Hace un par de domingos, una algarabía más propia del mercadillo de los lunes que de una Iglesia se apoderó de la que aún se mantiene en pie sobre mi barrio.

El mes de mayo se estaba retirando de los almanaques con parsimonia, pero aún le quedaban un par de comuniones por celebrar.

Fue entonces cuando, con ese ruido de fondo, comencé a pensar en el acto en sí de la Primera Comunión.

Y las conclusiones a las que llegué esa mañana me apenaron y no me gustaron nada.

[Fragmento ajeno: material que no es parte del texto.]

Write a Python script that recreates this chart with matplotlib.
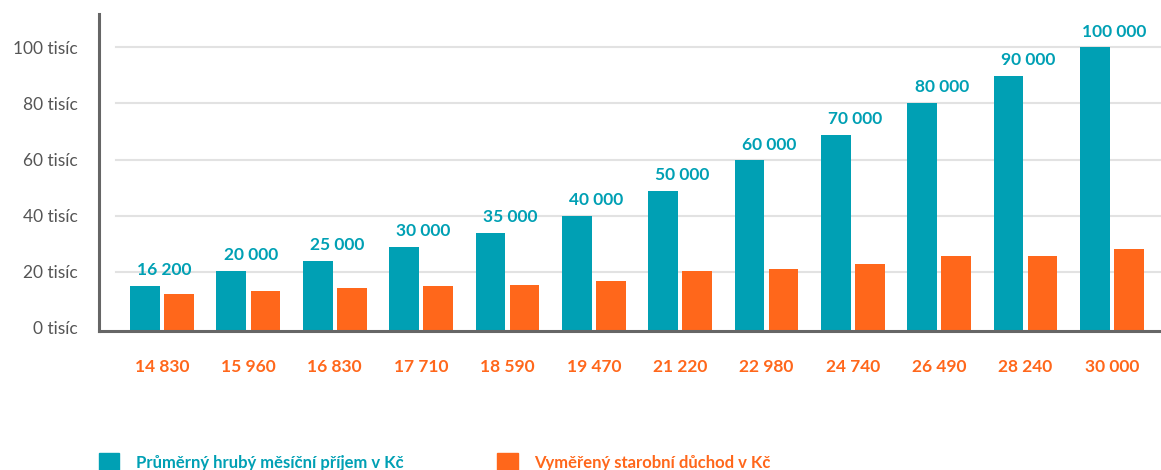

Así, ese día sometemos a ese niño vestido de almirante de la armada o a esa niña vestida de pseudo-novia a una parafernalia que nada tiene que ver con el hecho en sí de abrir su pequeño corazón y recibir en su interior a Jesús.

Por lo visto en la última cena se pidió encarecidamente que esa fuera la indumentaria adecuada.

Así, ese día sí somos capaces de pisar -por nuestros hijos-, la Iglesia a la que el resto del año se ignora y se maldice, masticando el defecto ese de "yo no creo en los curas", sino en el Dios que anduvo en la mar.

Lástima que sea la propia Iglesia la que tampoco crea ya en ese Dios.

Y por último, ese día uno se da cuenta de que hacer la Primera Comunión, aparte de un rentable negocio, lleva implícito uno de los cánceres de esta sociedad nuestra: el aparentar.

Porque aunque una familia tenga que hipotecarse, el niño tiene que viajar a Euro Disney para decirle a Mickey Mouse que desde que hizo la comunión tiene un Ipad, un teléfono 4G, 4 juegos nuevos para la play, que el abuelo le dio 200 euros, pero que su madre se lo guardaría para comprarle ropa cuando volvieran, ...

Tendrá que llegar a la segunda comunión para entender realmente a la Primera.